Mickleham Road is a secondary road located in Victoria, Australia, north of Melbourne.

Route
Mickleham Road begins at an intersection with Donnybrook Road and Old Sydney Road in Mickleham, and continues south as a two-lane single-carriageway through Yuroke to the intersection with Somerton Road in Greenvale, widening to a four-lane dual-carriageway road and continues south through Attwood to a large roundabout intersection with Broadmeadows Road in Westmeadows.
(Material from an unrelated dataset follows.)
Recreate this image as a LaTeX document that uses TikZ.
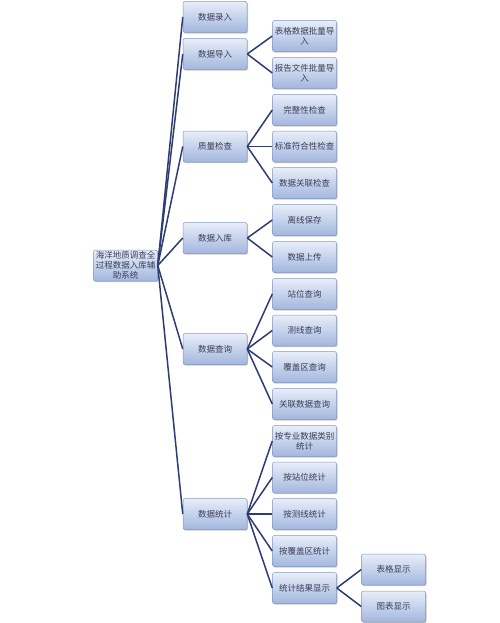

It widens to a six-lane dual-carriageway road through the suburbs of Gladstone Park and under the Tullamarine Freeway, narrowing back to a four-lane dual-carriageway road until reaching the intersection with Melrose Drive in Tullamarine, where it becomes Broadmeadows Road (which continues south to Sharps Road).

History
Mickleham Road was signed as Metropolitan Route 39 between Craigieburn Road in Yuroke and Melrose Drive in Tullamarine, in 1989. With Victoria's conversion to the newer alphanumeric system in the late 1990s, the section between Mickleham and Greenvale was replaced by C739.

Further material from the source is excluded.